Tentang Memilih

Seandainya di tanya,
"apabila orang meninggalkan agamanya (Islam),
pantaskah ia disebut kafir,
pantaskah ia disebut keluar dari Islam?"
saya yakin akan banyak  yang menjawab "YA"
dengan jawaban yang tegas.

tapi,
jika pertanyaannya semakin dikerucutkan,
"apabila orang mengambil sebuah keputusan,
memilih sebuah keputusan,
dengan dasar logikanya yang membenarkan,
dengan ia mengutamakan keuntungan untuk dirinya,
dengan ia melupakan kebutuhan agamanya,
dengan ia meninggalkan agamanya,"
masihkah ia pantas disebut "Islam"
atau ia sudah pantas disebut "kafir"?
atau "munafik"?

saya ingin menguatkan, bagaimanapun,
meninggalkan agama itu adalah,
jalan keluar dari Islam menuju kekafiran.

Pernahkah sahabat mendengar,
"udahlah, ini adalah pemilu, ini urusan negara,
jangan disangkut pautkan dengan agama"
bukankah ini ungkapan sekuler yang memisahkan
agama (ilmu teorinya) dari ilmu prakteknya.

ada lagi yang bilang,
"mending memilih pemimpin yang penting merakyat
mesipun dibelakangnya ada orang syiah, ada ini ada itu,
tapi kan dia pemimpin yang merakyat dan trek recordnya bagus.
daripada pemimpin yang siap memperjuangkan agama,
yang backingannya orang-orang saleh, tapi kurang merakyat".
sungguh pernyataan yang bodoh dan siap meruntuhkan Islam.

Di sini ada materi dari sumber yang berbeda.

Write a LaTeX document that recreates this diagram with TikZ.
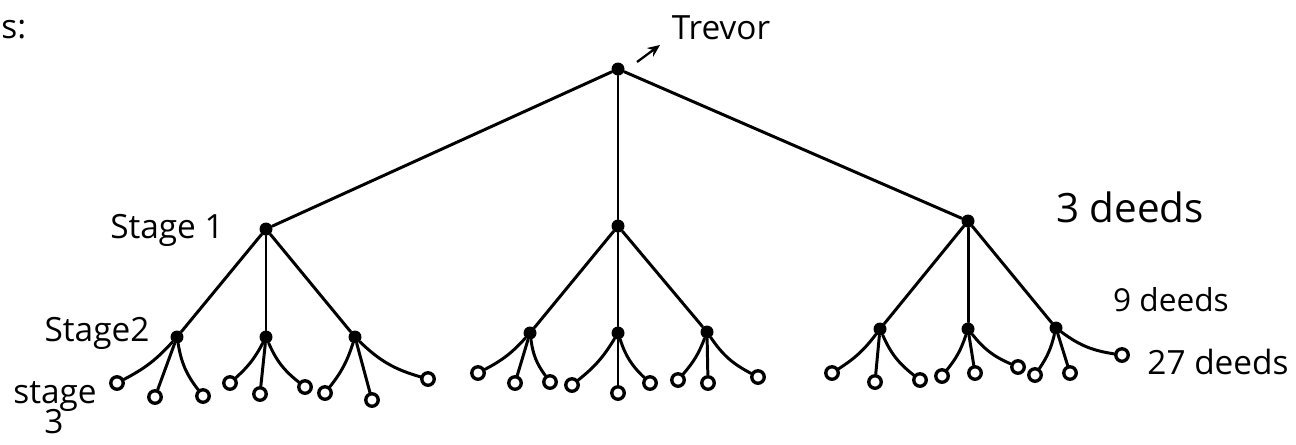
\documentclass[tikz,border=0pt]{standalone}
\usepackage{fontspec}
\setmainfont{Open Sans}
\usetikzlibrary{arrows.meta}
\begin{document}
\begin{tikzpicture}[x=0.02cm,y=-0.02cm,
  dot/.style={circle, fill=black, inner sep=0pt, minimum size=0.26cm},
  leaf/.style={circle, draw=black, line width=1.9pt, fill=white, inner sep=0pt, minimum size=0.25cm},
  branch/.style={line width=1.7pt, line cap=round},
  hand/.style={font=\fontsize{19}{22}\selectfont, inner sep=0pt},
  bigtext/.style={font=\fontsize{23}{27}\selectfont, inner sep=0pt},
  smalltext/.style={font=\fontsize{18}{21}\selectfont, inner sep=0pt}]
\useasboundingbox (0,0) rectangle (1296,444);

% root and first level
\node[dot] (r) at (618,69) {};
\node[dot] (a) at (266,229) {};
\node[dot] (b) at (618,226) {};
\node[dot] (c) at (968,221) {};
\foreach \s in {a,b,c} \draw[branch] (r) -- (\s);

% second level
\foreach \s/\lx/\ly/\mx/\my/\rx/\ry in {
  a/177/337/266/337/355/337,
  b/530/333/618/333/707/332,
  c/880/329/968/329/1056/328} {
  \node[dot] (\s1) at (\lx,\ly) {};
  \node[dot] (\s2) at (\mx,\my) {};
  \node[dot] (\s3) at (\rx,\ry) {};
  \draw[branch] (\s) -- (\s1);
  \draw[branch] (\s) -- (\s2);
  \draw[branch] (\s) -- (\s3);
}

% third level
\foreach \n/\lx/\ly/\mx/\my/\rx/\ry in {
  a1/117/383/155/397/203/396,
  a2/230/383/260/394/305/387,
  a3/325/393/372/400/428/379,
  b1/478/373/515/383/550/382,
  b2/572/385/618/393/650/383,
  b3/678/380/708/383/758/377,
  c1/832/373/875/382/920/380,
  c2/942/376/975/373/1018/367,
  c3/1035/375/1070/373/1122/355} {
  \node[leaf] (\n-l) at (\lx,\ly) {};
  \node[leaf] (\n-m) at (\mx,\my) {};
  \node[leaf] (\n-r) at (\rx,\ry) {};
  \draw[branch] (\n) to[bend left=10] (\n-l);
  \draw[branch] (\n) -- (\n-m);
  \draw[branch] (\n) to[bend right=14] (\n-r);
}

% labels
\node[hand, anchor=west] (s) at (1,30) {s:};
\node[hand] (trevor) at (721,28) {Trevor};
\coordinate (ta) at (637,62);
\coordinate (tb) at (660,45);
\draw[line width=1.3pt, -{Stealth[length=7pt,width=6pt]}] (ta) -- (tb);
\node[hand] (st1) at (167,230) {Stage 1};
\node[hand] (st2) at (97,333) {Stage2};
\node[hand] (st3) at (55,396) {stage};
\node[hand] (st3n) at (54,422) {3};
\node[bigtext] (d3) at (1130,207) {3 deeds};
\node[smalltext] (d9) at (1171,300) {9 deeds};
\node[hand] (d27) at (1218,362) {27 deeds};
\end{tikzpicture}
\end{document}
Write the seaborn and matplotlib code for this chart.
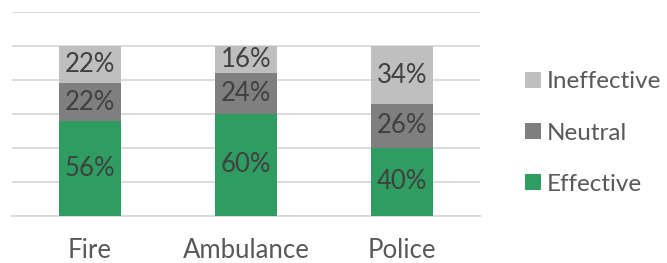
import matplotlib
matplotlib.use("Agg")
import matplotlib.pyplot as plt
import seaborn as sns
import pandas as pd
import numpy as np
from matplotlib.lines import Line2D

categories = ["Fire", "Ambulance", "Police"]
effective = [56, 60, 40]
neutral = [22, 24, 26]
ineffective = [22, 16, 34]
series_names = ["Ineffective", "Neutral", "Effective"]
yticks = [0, 20, 40, 60, 80, 100, 120]

c_eff = "#2F9C62"
c_neu = "#7F7F7F"
c_ine = "#BFBFBF"

sns.set_theme(style="white")
plt.rcParams["font.family"] = ["Lato", "DejaVu Sans"]

fig = plt.figure(figsize=(6.67, 2.63), dpi=100)
ax = fig.add_axes([12/667, 1 - 215.7/263, (480-12)/667, (215.7-12.3)/263])

df = pd.DataFrame({"cat": categories, "eff": effective, "neu": neutral, "ine": ineffective})
df["total"] = df["eff"] + df["neu"] + df["ine"]
df["en"] = df["eff"] + df["neu"]

for col, color in [("total", c_ine), ("en", c_neu), ("eff", c_eff)]:
    sns.barplot(data=df, x="cat", y=col, color=color, width=0.4, ax=ax,
                saturation=1, order=categories, zorder=3, linewidth=0)

fs = 18.5
for i in range(len(categories)):
    segs = [(0, effective[i]), (effective[i], neutral[i]),
            (effective[i] + neutral[i], ineffective[i])]
    for b, h in segs:
        ax.text(i, b + h / 2, f"{h}%", ha="center", va="center",
                fontsize=fs, color="#404040", zorder=5)

ax.set_ylim(0, 120)
ax.set_xlim(-0.5, 2.5)
ax.set_yticks(yticks)
ax.yaxis.grid(True, color="#D9D9D9", linewidth=1.3, zorder=0)
ax.set_axisbelow(True)
ax.set_yticklabels([])
ax.tick_params(axis="y", length=0)
ax.tick_params(axis="x", length=0, labelsize=fs, labelcolor="#595959", pad=16)
ax.set_xlabel("")
ax.set_ylabel("")
for s in ["top", "right", "left"]:
    ax.spines[s].set_visible(False)
ax.spines["bottom"].set_color("#D9D9D9")
ax.spines["bottom"].set_linewidth(1.3)

handles = [Line2D([], [], marker="s", linestyle="none", markersize=11,
                  markerfacecolor=c, markeredgewidth=0)
           for c in [c_ine, c_neu, c_eff]]
leg = fig.legend(handles, series_names, loc="center left",
                 bbox_to_anchor=(515/667, 1 - 133/263), frameon=False,
                 fontsize=17.5, labelcolor="#595959", handlelength=0.7,
                 handletextpad=0.2, labelspacing=1.25, borderaxespad=0)

fig.savefig("out.png", dpi=100)
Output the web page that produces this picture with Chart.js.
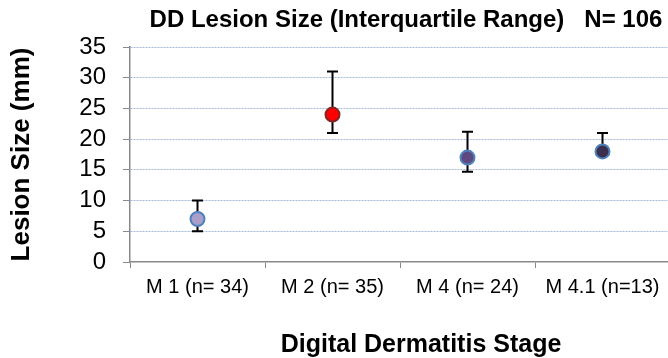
<!DOCTYPE html>
<html>
<head>
<meta charset="utf-8">
<script src="https://cdn.jsdelivr.net/npm/chart.js@4.4.1/dist/chart.umd.min.js"></script>
<style>
  html,body{margin:0;padding:0;background:#fff;overflow:hidden;}
  canvas{display:block;}
</style>
</head>
<body>
<canvas id="c" width="679" height="358"></canvas>
<script>
// data
const stages = ['M 1 (n= 34)', 'M 2 (n= 35)', 'M 4 (n= 24)', 'M 4.1 (n=13)'];
const median = [7, 24, 17, 18];
const q1     = [5, 21, 14.7, 18];
const q3     = [10, 31, 21.2, 21];
const yTicks = [0, 5, 10, 15, 20, 25, 30, 35];

const FONT = 'Liberation Sans';
const fills   = ['#aa9fc8', '#ff0000', '#5e4a80', '#3a2f4f'];
const borders = ['#4f81bd', '#862424', '#4f81bd', '#4f81bd'];
const AXIS = '#8a8a8a';

// whiskers behind the markers
const errorBars = {
  id: 'errorBars',
  beforeDatasetsDraw(chart){
    const {ctx, scales:{x, y}} = chart;
    ctx.save();
    ctx.strokeStyle = '#000'; ctx.lineWidth = 2;
    stages.forEach((s, i) => {
      const px = x.getPixelForValue(i);
      const top = y.getPixelForValue(q3[i]), bot = y.getPixelForValue(q1[i]);
      ctx.beginPath();
      ctx.moveTo(px, top); ctx.lineTo(px, bot);
      ctx.moveTo(px - 5.5, top); ctx.lineTo(px + 5.5, top);
      ctx.moveTo(px - 5.5, bot); ctx.lineTo(px + 5.5, bot);
      ctx.stroke();
    });
    ctx.restore();
  }
};

// chart title + x axis title (placed off-centre like the original)
const texts = {
  id: 'texts',
  afterDraw(chart){
    const ctx = chart.ctx;
    ctx.save();
    ctx.fillStyle = '#000';
    ctx.textAlign = 'center';
    ctx.textBaseline = 'alphabetic';
    ctx.font = 'bold 24px "' + FONT + '"';
    ctx.fillText('DD Lesion Size (Interquartile Range)   N= 106', 406, 27);
    ctx.font = 'bold 25px "' + FONT + '"';
    ctx.fillText('Digital Dermatitis Stage', 421, 352);
    ctx.restore();
  }
};

new Chart(document.getElementById('c'), {
  type: 'line',
  data: {
    labels: stages,
    datasets: [{
      data: median,
      showLine: false,
      pointRadius: 7,
      pointBorderWidth: 2,
      pointBackgroundColor: fills,
      pointBorderColor: borders
    }]
  },
  options: {
    responsive: false,
    animation: false,
    layout: { padding: { top: 47, right: 1, left: 0, bottom: 0 } },
    plugins: { legend: { display: false }, tooltip: { enabled: false } },
    scales: {
      x: {
        type: 'category',
        offset: true,
        grid: { display: true, drawOnChartArea: false, offset: true, tickLength: 6, color: AXIS, tickColor: AXIS },
        border: { color: AXIS, width: 1.5 },
        ticks: { color: '#000', font: { family: FONT, size: 20 }, padding: 7, maxRotation: 0, autoSkip: false },
        afterFit(s){ s.height = 96; }
      },
      y: {
        min: 0, max: 35,
        afterBuildTicks(s){ s.ticks = yTicks.map(v => ({ value: v })); },
        grid: {
          color: c => (c.tick && c.tick.value === 0) ? 'rgba(0,0,0,0)' : '#a3bbdc',
          tickColor: AXIS, tickLength: 7, tickBorderDash: [], lineWidth: 1
        },
        border: { color: AXIS, width: 1.5, dash: [2, 1] },
        ticks: { color: '#000', font: { family: FONT, size: 24 }, padding: 17, autoSkip: false },
        title: { display: true, text: 'Lesion Size (mm)', color: '#000',
                 font: { family: FONT, size: 26, weight: 'bold' }, padding: { top: 6 } },
        afterFit(s){ s.width = 130; }
      }
    }
  },
  plugins: [errorBars, texts]
});
</script>
</body>
</html>
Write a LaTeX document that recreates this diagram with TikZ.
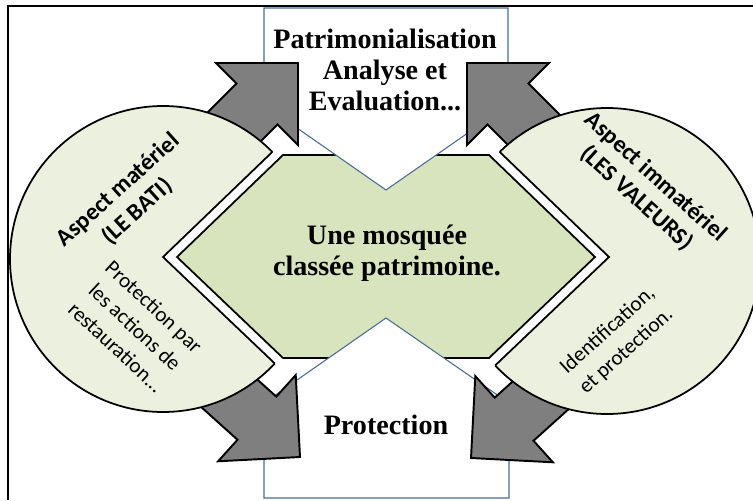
\documentclass[tikz,border=0pt]{standalone}
\usepackage{fontspec}
\setmainfont{Liberation Serif}
\newfontfamily\calibrifont{Carlito}
\usetikzlibrary{positioning}
\definecolor{mqPale}{HTML}{EBF1DE}
\definecolor{mqOlive}{HTML}{D7E4BD}
\definecolor{mqGray}{HTML}{7F7F7F}
\definecolor{mqBlue}{HTML}{4A6A94}
\newcommand{\bigbold}{\fontsize{16}{17.6}\selectfont\bfseries}
\newcommand{\sidebold}{\calibrifont\fontsize{13.6}{16.4}\selectfont\bfseries}
\newcommand{\sidetext}{\calibrifont\fontsize{12.1}{15.8}\selectfont}

\begin{document}
\begin{tikzpicture}[x=0.02cm,y=-0.02cm,
  outline/.style={draw=black,line width=1pt},
  blockarrow/.style={fill=mqGray,draw=black,line width=1.1pt,line join=miter},
  textbox/.style={fill=white,draw=mqBlue,line width=0.6pt}]
  \useasboundingbox (0,0) rectangle (753,500);
  % frame, cut at right and bottom
  \draw[line width=1.2pt] (8,500) -- (8,6) -- (753,6);
  % hexagon corners
  \coordinate (hL) at (177,257);
  \coordinate (hTL) at (283,155);
  \coordinate (hTR) at (489,155);
  \coordinate (hR) at (595,257);
  \coordinate (hBR) at (489,358);
  \coordinate (hBL) at (283,358);
  % band around the hexagon
  \coordinate (oL) at (163,257);
  \coordinate (oTL) at (279,145.5);
  \coordinate (oTR) at (493,145.5);
  \coordinate (oR) at (609,257);
  \coordinate (oBR) at (493,367.5);
  \coordinate (oBL) at (279,367.5);
  \filldraw[outline,fill=mqOlive] (hL) -- (hTL) -- (hTR) -- (hR) -- (hBR) -- (hBL) -- cycle;
  % the two white boxes
  \filldraw[textbox] (264,8) -- (508,8) -- (508,105) -- (386,190) -- (264,105) -- cycle;
  \filldraw[textbox] (264,498) -- (264,403) -- (386,318) -- (509,403) -- (509,498) -- cycle;
  % block arrows
  \foreach \tx/\ty/\ang in {298/63/45,467/63/135,300/457/-42,471/458/222}
    \filldraw[blockarrow,shift={(\tx,\ty)},rotate=\ang]
      (0,0) -- (-58,-58) -- (-58,-29) -- (-150,-29) -- (-150,29) -- (-58,29) -- (-58,58) -- cycle;
  % discs with the wedge cut out
  \begin{scope}
    \clip (-10,257) -- (-10,-20) -- (780,-20) -- (780,520) -- (-10,520) -- (-10,257)
      -- (oL) -- (oBL) -- (oBR) -- (oR) -- (oTR) -- (oTL) -- (oL) -- cycle;
    \filldraw[outline,fill=mqPale] (163,259) circle[radius=153];
    \filldraw[outline,fill=mqPale] (607,261) circle[radius=153];
  \end{scope}
  \begin{scope}
    \clip (163,259) circle[radius=153] (607,261) circle[radius=153];
    \draw[outline] (oL) -- (oBL) -- (oBR) -- (oR) -- (oTR) -- (oTL) -- cycle;
  \end{scope}
  % texts
  \node[font=\bigbold,align=center] (patri) at (385,70) {Patrimonialisation\\Analyse et\\Evaluation...};
  \node[font=\bigbold,align=center] (mosq) at (387,253) {Une mosquée\\classée patrimoine.};
  \node[font=\bigbold] (prot) at (386,425) {Protection};
  \node[font=\sidebold,align=center,rotate=42] (bati) at (128,201) {Aspect matériel\\(LE BATI)};
  \node[font=\sidetext,align=center,rotate=-43] (resto) at (135,327) {Protection par\\les actions de\\restauration...};
  \node[font=\sidebold,align=center,rotate=-42] (valeurs) at (646,188) {Aspect immatériel\\(LES VALEURS)};
  \node[font=\sidetext,align=center,rotate=42] (ident) at (617,341) {Identification,\\et protection.};
\end{tikzpicture}
\end{document}
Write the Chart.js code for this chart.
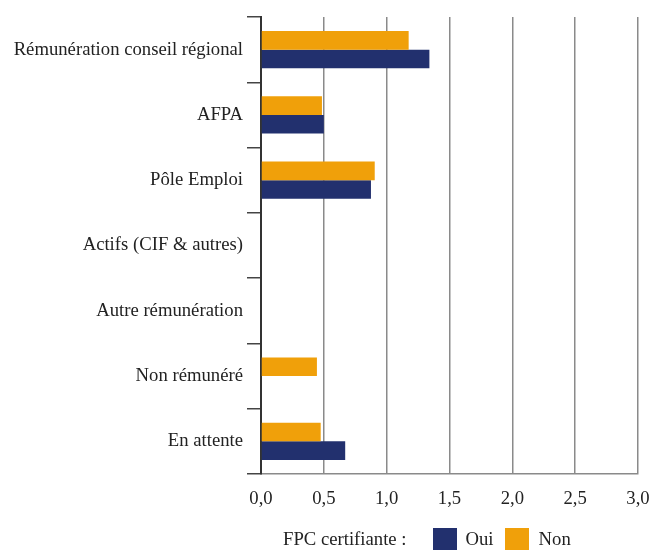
<!DOCTYPE html>
<html>
<head>
<meta charset="utf-8">
<script src="https://cdn.jsdelivr.net/npm/chart.js@4/dist/chart.umd.min.js"></script>
<style>
    html, body { margin: 0; padding: 0; background: #fff; }
    #wrap { position: relative; width: 652px; height: 550px; }
    #legend {
        position: absolute; left: 283px; top: 528px; height: 22px;
        display: flex; align-items: center;
        font-family: 'Liberation Serif', 'Times New Roman', serif; font-size: 18.7px; color: #222;
    }
    #legend .box { width: 24px; height: 22px; display: inline-block; }
</style>
</head>
<body>
<div id="wrap">
    <canvas id="chart" width="652" height="550"></canvas>
    <div id="legend"></div>
</div>
<script>
const categories = [
    'Rémunération conseil régional',
    'AFPA',
    'Pôle Emploi',
    'Actifs (CIF & autres)',
    'Autre rémunération',
    'Non rémunéré',
    'En attente',
];
const ouiValues = [1.34, 0.50, 0.875, 0, 0, 0, 0.67];
const nonValues = [1.175, 0.485, 0.905, 0, 0, 0.445, 0.475];
const xTicks = [0, 0.5, 1, 1.5, 2, 2.5, 3];
const legendTitle = 'FPC certifiante :';

const colorOui = '#22306e';
const colorNon = '#f0a00a';
const fontFamily = "'Liberation Serif', 'Times New Roman', serif";
const fontSize = 18.7;

// legend (Oui first, Non second, as in the reference)
const legendEl = document.getElementById('legend');
legendEl.innerHTML =
    '<span style="margin-right:26px">' + legendTitle + '</span>' +
    '<span class="box" style="background:' + colorOui + '"></span>' +
    '<span style="margin:0 11px 0 9px">Oui</span>' +
    '<span class="box" style="background:' + colorNon + '"></span>' +
    '<span style="margin-left:10px">Non</span>';

const ctx = document.getElementById('chart').getContext('2d');
new Chart(ctx, {
    type: 'bar',
    data: {
        labels: categories,
        datasets: [
            { label: 'Non', data: nonValues, backgroundColor: colorNon },
            { label: 'Oui', data: ouiValues, backgroundColor: colorOui },
        ],
    },
    options: {
        indexAxis: 'y',
        responsive: false,
        animation: false,
        categoryPercentage: 0.57,
        barPercentage: 1,
        layout: { padding: { top: 17, right: 0, bottom: 36, left: 0 } },
        plugins: {
            legend: { display: false },
            tooltip: { enabled: false },
        },
        scales: {
            x: {
                min: 0,
                max: 3,
                afterBuildTicks: (scale) => {
                    scale.ticks = xTicks.map((v) => ({ value: v }));
                },
                afterFit: (scale) => {
                    scale.height = 40;
                    scale.paddingRight = 14;
                },
                grid: { color: '#8a8a8a', lineWidth: 1.5, drawTicks: false },
                border: { display: true, color: '#8a8a8a', width: 1.5 },
                ticks: {
                    padding: 14,
                    color: '#222',
                    font: { family: fontFamily, size: fontSize },
                    callback: (v) => Number(v).toFixed(1).replace('.', ','),
                },
            },
            y: {
                afterFit: (scale) => { scale.width = 261; },
                grid: {
                    offset: true,
                    drawOnChartArea: false,
                    tickLength: 14,
                    color: '#444',
                    lineWidth: 1.5,
                },
                border: { display: true, color: '#333', width: 2 },
                ticks: {
                    padding: 4,
                    color: '#222',
                    font: { family: fontFamily, size: fontSize },
                },
            },
        },
    },
});
</script>
</body>
</html>
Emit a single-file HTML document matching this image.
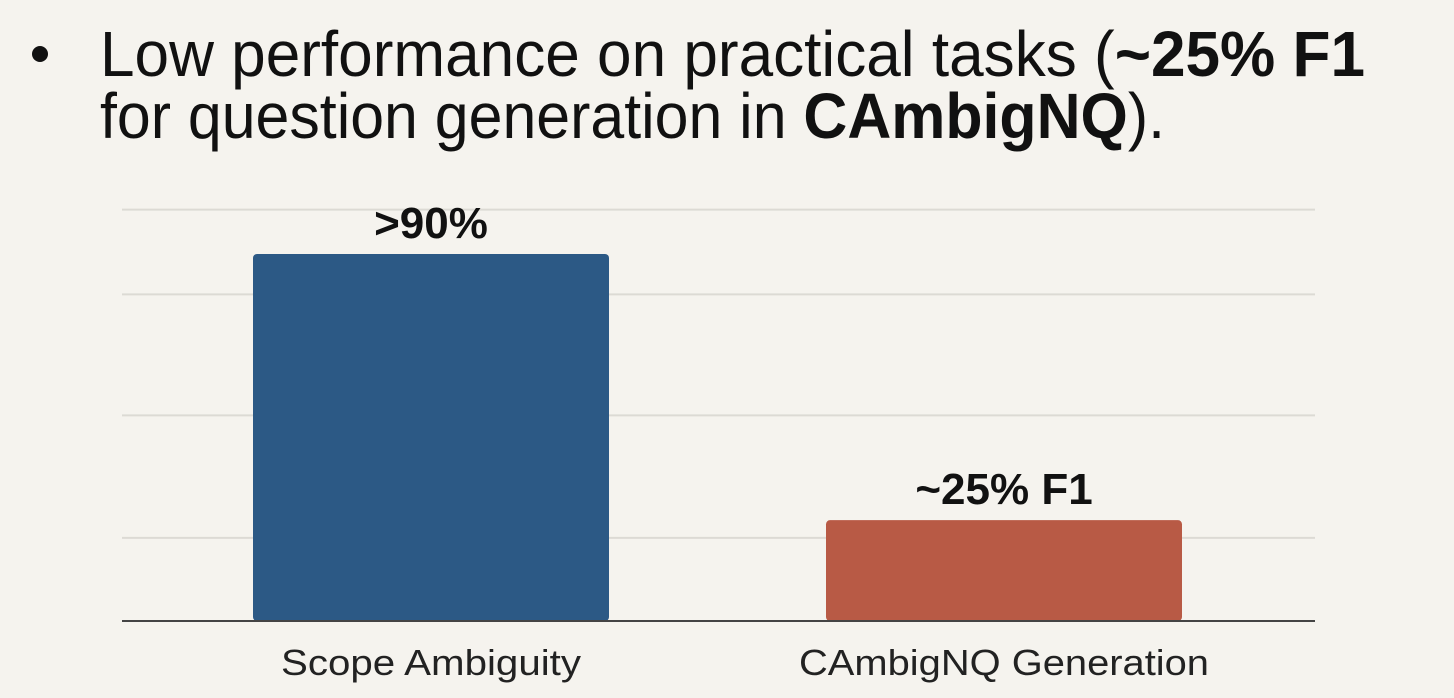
<!DOCTYPE html>
<html><head><meta charset="utf-8"><style>
html,body{margin:0;padding:0;background:#f5f3ee;}
svg{display:block;font-family:"Liberation Sans",Arial,sans-serif;}
</style></head><body>
<svg id="chart" width="1454" height="698" viewBox="0 0 1454 698">
<rect width="1454" height="698" fill="#f5f3ee"/>
<circle cx="40" cy="54" r="8" fill="#111"/>
<text x="100" y="76" font-size="64" fill="#111" textLength="1265" lengthAdjust="spacingAndGlyphs">Low performance on practical tasks (<tspan font-weight="bold">~25% F1</tspan></text>
<text x="100" y="138" font-size="64" fill="#111" textLength="1065" lengthAdjust="spacingAndGlyphs">for question generation in <tspan font-weight="bold">CAmbigNQ</tspan>).</text>
<g id="grid"></g>
<g id="bars"></g>
<line x1="122" y1="621" x2="1315" y2="621" stroke="#444" stroke-width="2"/>
</svg>
<script>
const categories = ["Scope Ambiguity", "CAmbigNQ Generation"];
const values = [91, 25];
const valueLabels = [">90%", "~25% F1"];
const gridValues = [20.6, 51, 81, 102];
const colors = ["#2c5985", "#b85a45"];

const y0 = 621, pxPer = 367 / 91;
const yScale = v => y0 - v * pxPer;
const xLeft = [253, 826], barW = 356;
const NS = "http://www.w3.org/2000/svg";
const grid = document.getElementById('grid'), bars = document.getElementById('bars');
gridValues.forEach((g, i) => {
  const l = document.createElementNS(NS, 'line');
  l.setAttribute('x1', 122); l.setAttribute('x2', 1315);
  l.setAttribute('y1', yScale(g)); l.setAttribute('y2', yScale(g));
  l.setAttribute('stroke', '#dcdad4'); l.setAttribute('stroke-width', 2);
  
  
  grid.appendChild(l);
});
categories.forEach((c, i) => {
  const x = xLeft[i], top = yScale(values[i]);
  const r = document.createElementNS(NS, 'rect');
  r.setAttribute('x', x); r.setAttribute('y', top);
  r.setAttribute('width', barW); r.setAttribute('height', y0 - top);
  r.setAttribute('rx', 4); r.setAttribute('fill', colors[i]);
  
  
  bars.appendChild(r);
  const t = document.createElementNS(NS, 'text');
  t.setAttribute('x', x + barW / 2); t.setAttribute('y', top - 16);
  t.setAttribute('text-anchor', 'middle'); t.setAttribute('font-size', 44);
  t.setAttribute('font-weight', 'bold'); t.setAttribute('fill', '#111');
  t.textContent = valueLabels[i];
  
  
  bars.appendChild(t);
  const a = document.createElementNS(NS, 'text');
  a.setAttribute('x', x + barW / 2); a.setAttribute('y', 675);
  a.setAttribute('text-anchor', 'middle'); a.setAttribute('font-size', 36);
  a.setAttribute('fill', '#222');
  a.setAttribute('textLength', i === 0 ? 300 : 410);
  a.setAttribute('lengthAdjust', 'spacingAndGlyphs');
  a.textContent = c;
  
  
  bars.appendChild(a);
});
</script>
</body></html>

Pilihlah segala sesuatu karena agama !

itu baru di bidang memilih,,
lalu bagaimana dengan di bidang sains,,
"ini ilmiah, dan tentu ini benar, ya meskipun ini tidak dibenarkan agama.
untuk mendapatkan kebenaran dari sains, ya jangan di hubung-hubungin dengan  agama."
bukankah ini adalah pernyataan yang membawa kepada sekulerism,
dulu pernah diucapkan saintis yang harus mati karena fakta yang ia dapat,
tidak sesuai dengan injil yang telah di othak athik.

apa kalian ragu dengan keaslian Quran?
atau kalian ragu dengan Islam?
kalau ragu, mending syahadat ulang aja deh kamu itu?